Download the missing jar from here. Change its name to commons-csv.jar and put it in HOME/.ivy2/local/org.apache.commons/commons-csv/1.0-SNAPSHOT-rev1148315/jars/
-
Got to NUTCH_SRC_HOME/ and run ant.
-
Now the NUTCH_SRC_HOME/runtime/local installation will include the plugin. In order to make it work correctly you will have to copy the mimetypes.jar to NUTCH_SRC_HOME/runtime/local/lib/
-
You can now test your installation.

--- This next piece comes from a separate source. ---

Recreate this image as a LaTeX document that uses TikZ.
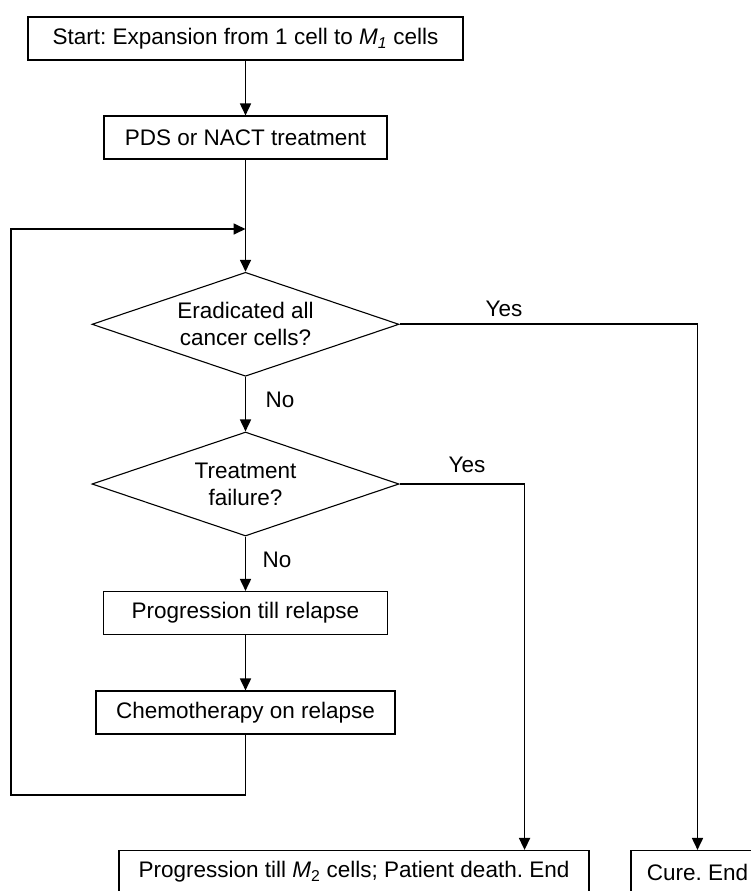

Execute steps 3 and 4 of the Apache Nutch Install and Setup section and step 4 from the plugin install section.
-
Run the commands in the Test your installation section using NUTCH_SRC_HOME/runtime/local insted of NUTCH_HOME.
Remember to run ant from the NUTCH_SRC_HOME every time you make a change in the code.
- [OPTIONAL] From NUTCH_SRC_HOME run:
ant eclipse
In order to generate the Eclipse project files so you can later import the project to the IDE. If you want to run Nutch from Eclipse you will have to follow this guide.